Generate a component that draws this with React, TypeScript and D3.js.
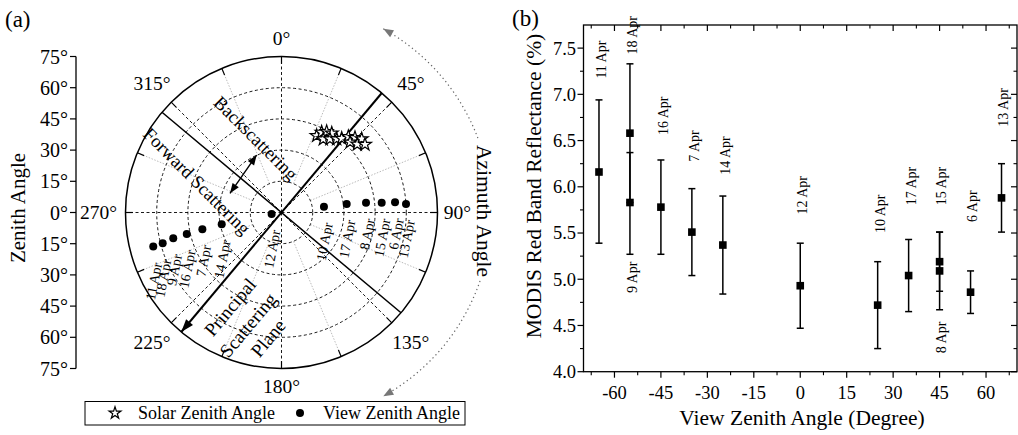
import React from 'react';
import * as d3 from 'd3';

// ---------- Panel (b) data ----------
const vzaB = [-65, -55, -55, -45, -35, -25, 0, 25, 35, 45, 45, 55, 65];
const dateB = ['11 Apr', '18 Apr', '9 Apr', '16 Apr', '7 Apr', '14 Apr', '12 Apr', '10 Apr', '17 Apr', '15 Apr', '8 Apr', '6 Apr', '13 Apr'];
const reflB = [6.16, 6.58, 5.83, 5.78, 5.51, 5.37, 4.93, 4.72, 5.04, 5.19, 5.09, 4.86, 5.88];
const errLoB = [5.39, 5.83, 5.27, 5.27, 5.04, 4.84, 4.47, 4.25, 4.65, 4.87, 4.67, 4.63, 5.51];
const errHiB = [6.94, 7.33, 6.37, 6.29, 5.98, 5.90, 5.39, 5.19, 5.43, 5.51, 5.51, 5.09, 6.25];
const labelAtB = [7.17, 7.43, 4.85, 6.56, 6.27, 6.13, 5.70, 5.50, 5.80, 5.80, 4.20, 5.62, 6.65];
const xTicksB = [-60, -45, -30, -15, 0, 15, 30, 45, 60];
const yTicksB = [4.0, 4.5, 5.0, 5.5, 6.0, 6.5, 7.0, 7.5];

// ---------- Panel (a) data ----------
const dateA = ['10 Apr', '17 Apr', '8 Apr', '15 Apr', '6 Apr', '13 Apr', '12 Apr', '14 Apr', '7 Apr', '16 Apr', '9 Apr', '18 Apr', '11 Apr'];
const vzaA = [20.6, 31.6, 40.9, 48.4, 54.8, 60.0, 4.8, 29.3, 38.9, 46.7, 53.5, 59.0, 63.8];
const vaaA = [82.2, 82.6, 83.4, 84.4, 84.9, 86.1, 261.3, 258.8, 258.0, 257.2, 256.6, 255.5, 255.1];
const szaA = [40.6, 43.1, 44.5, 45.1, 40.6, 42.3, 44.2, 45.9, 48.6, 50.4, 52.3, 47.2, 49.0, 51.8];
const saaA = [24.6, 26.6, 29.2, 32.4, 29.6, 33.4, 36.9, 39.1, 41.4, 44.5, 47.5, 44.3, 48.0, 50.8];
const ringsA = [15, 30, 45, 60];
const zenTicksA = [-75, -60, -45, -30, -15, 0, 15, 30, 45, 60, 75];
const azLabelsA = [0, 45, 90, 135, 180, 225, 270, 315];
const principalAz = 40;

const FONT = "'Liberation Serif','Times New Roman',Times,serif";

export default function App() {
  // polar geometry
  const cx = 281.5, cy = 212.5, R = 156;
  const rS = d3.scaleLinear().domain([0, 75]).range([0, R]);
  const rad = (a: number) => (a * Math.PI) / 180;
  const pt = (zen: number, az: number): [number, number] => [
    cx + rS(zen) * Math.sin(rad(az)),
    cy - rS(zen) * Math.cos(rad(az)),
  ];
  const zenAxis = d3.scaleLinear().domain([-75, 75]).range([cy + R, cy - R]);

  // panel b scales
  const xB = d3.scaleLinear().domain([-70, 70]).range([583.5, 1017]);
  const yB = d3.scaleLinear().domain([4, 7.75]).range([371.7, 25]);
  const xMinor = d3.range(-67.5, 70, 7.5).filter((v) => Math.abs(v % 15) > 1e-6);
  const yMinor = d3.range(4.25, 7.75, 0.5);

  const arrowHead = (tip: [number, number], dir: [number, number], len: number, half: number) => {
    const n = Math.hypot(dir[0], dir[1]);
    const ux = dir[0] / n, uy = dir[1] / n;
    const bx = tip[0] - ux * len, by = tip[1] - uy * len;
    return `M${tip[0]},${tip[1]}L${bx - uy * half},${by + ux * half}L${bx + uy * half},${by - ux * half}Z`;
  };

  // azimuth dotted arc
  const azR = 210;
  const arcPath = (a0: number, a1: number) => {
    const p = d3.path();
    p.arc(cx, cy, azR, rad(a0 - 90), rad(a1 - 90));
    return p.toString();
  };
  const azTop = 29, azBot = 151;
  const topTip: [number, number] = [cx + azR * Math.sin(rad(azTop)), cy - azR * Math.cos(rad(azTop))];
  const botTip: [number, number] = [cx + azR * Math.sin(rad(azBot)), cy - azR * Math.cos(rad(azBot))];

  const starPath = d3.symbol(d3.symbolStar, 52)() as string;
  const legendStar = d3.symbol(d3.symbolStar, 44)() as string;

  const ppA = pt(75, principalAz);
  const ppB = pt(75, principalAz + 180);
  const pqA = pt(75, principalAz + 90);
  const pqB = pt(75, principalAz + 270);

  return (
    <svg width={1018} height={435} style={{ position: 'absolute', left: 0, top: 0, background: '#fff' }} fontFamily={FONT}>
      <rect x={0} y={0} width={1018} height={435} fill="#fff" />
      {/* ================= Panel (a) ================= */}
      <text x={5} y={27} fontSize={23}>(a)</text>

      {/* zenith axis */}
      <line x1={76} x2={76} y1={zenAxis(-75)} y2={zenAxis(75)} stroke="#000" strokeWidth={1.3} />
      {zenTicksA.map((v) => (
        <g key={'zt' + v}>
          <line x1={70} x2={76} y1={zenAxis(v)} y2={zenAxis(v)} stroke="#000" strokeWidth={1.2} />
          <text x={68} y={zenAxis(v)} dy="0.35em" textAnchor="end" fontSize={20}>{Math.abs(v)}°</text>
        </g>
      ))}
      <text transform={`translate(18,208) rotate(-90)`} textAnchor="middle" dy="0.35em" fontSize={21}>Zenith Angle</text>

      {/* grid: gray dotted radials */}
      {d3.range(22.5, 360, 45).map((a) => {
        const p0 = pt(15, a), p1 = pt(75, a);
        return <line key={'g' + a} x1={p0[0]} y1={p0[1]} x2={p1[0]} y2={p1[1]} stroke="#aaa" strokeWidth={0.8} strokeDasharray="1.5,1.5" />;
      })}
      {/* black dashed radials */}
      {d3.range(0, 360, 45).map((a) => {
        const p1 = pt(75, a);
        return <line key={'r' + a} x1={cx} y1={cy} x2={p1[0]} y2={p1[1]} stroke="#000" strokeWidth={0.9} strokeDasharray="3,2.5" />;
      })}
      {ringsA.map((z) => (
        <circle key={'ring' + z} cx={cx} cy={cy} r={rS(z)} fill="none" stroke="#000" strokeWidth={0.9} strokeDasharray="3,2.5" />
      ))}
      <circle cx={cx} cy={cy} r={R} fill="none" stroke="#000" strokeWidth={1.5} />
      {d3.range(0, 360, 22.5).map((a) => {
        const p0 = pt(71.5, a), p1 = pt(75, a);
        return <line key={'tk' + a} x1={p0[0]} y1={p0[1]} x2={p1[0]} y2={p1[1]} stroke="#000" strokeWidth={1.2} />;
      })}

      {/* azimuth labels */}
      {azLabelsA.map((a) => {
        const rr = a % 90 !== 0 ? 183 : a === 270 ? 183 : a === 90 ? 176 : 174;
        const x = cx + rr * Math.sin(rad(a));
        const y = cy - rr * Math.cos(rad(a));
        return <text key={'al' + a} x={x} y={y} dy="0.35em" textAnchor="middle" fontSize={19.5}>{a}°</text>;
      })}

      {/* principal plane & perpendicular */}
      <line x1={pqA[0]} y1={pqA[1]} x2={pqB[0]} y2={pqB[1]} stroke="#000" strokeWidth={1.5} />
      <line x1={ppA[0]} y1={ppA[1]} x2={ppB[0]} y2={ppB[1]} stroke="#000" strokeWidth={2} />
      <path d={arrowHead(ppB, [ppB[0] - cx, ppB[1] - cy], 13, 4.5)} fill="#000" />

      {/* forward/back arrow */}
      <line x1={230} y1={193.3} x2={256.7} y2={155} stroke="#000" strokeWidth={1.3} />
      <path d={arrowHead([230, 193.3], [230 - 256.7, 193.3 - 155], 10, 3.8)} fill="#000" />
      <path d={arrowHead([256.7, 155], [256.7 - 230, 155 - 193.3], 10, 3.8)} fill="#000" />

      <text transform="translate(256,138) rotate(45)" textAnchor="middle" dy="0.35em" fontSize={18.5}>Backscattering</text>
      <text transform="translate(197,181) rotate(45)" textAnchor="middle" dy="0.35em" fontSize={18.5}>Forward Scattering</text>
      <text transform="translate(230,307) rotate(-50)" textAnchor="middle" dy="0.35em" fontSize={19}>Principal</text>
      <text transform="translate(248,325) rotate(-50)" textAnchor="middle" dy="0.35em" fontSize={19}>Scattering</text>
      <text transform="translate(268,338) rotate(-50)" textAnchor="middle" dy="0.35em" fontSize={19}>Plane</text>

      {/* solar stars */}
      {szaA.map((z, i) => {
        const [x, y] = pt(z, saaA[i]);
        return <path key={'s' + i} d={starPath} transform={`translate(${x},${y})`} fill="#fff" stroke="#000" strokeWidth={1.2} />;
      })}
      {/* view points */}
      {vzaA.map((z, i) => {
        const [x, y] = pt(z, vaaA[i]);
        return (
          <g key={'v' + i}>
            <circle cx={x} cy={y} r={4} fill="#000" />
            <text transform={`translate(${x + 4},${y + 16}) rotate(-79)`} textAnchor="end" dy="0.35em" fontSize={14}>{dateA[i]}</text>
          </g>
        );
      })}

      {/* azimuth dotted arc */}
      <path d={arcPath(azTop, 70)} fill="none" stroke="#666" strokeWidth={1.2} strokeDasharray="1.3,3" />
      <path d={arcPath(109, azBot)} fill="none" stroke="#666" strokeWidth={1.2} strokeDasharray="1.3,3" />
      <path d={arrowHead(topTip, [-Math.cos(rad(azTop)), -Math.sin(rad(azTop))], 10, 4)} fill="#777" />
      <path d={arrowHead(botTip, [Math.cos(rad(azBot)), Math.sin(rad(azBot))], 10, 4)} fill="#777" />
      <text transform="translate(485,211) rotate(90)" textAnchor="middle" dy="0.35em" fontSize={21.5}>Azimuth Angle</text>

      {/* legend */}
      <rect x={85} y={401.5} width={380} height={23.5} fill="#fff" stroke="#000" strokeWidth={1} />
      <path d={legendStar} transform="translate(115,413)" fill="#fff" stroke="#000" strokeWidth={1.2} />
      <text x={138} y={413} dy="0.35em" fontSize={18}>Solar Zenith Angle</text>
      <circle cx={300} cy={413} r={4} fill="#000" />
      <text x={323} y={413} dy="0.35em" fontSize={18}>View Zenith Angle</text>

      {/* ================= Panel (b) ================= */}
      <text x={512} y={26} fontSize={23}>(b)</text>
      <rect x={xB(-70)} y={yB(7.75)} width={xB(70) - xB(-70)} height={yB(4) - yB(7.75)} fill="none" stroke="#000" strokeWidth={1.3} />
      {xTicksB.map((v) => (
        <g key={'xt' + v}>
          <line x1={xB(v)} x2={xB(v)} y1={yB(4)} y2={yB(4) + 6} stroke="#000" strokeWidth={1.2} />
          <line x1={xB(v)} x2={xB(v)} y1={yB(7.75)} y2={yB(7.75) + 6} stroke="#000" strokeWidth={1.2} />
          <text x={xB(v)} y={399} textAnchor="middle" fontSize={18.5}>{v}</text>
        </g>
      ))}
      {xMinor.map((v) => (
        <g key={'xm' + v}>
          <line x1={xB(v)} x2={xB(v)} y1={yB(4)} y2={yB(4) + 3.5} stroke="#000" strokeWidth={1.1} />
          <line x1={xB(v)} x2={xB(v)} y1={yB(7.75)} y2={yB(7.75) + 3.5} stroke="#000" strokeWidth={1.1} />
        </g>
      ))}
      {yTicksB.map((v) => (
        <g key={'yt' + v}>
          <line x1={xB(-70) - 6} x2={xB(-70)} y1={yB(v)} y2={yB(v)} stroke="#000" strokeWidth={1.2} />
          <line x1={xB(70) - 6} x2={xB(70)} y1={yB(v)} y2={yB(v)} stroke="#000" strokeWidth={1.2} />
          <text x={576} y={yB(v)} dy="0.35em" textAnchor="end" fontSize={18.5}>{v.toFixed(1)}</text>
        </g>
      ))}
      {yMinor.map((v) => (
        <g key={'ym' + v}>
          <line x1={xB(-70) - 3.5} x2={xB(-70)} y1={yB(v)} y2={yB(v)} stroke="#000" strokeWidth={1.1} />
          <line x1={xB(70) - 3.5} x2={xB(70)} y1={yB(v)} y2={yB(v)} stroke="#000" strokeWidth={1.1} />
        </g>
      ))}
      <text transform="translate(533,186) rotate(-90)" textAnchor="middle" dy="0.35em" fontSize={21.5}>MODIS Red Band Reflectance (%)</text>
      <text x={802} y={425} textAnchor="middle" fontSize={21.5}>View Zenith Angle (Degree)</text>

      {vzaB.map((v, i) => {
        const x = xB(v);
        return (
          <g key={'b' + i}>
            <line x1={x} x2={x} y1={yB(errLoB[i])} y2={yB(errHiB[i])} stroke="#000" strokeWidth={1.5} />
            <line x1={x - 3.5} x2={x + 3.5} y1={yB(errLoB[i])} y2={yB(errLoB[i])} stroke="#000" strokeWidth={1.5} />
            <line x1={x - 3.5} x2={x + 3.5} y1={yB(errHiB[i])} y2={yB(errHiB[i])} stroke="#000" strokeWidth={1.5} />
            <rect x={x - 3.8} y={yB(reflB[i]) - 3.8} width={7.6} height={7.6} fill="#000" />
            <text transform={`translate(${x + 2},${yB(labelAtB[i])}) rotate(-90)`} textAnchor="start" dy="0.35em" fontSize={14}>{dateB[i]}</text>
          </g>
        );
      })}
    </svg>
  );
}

########################################

- [STATED TASK] Return solely the number of lines in the data that include the word "React".

- [FULL OUTPUT] 2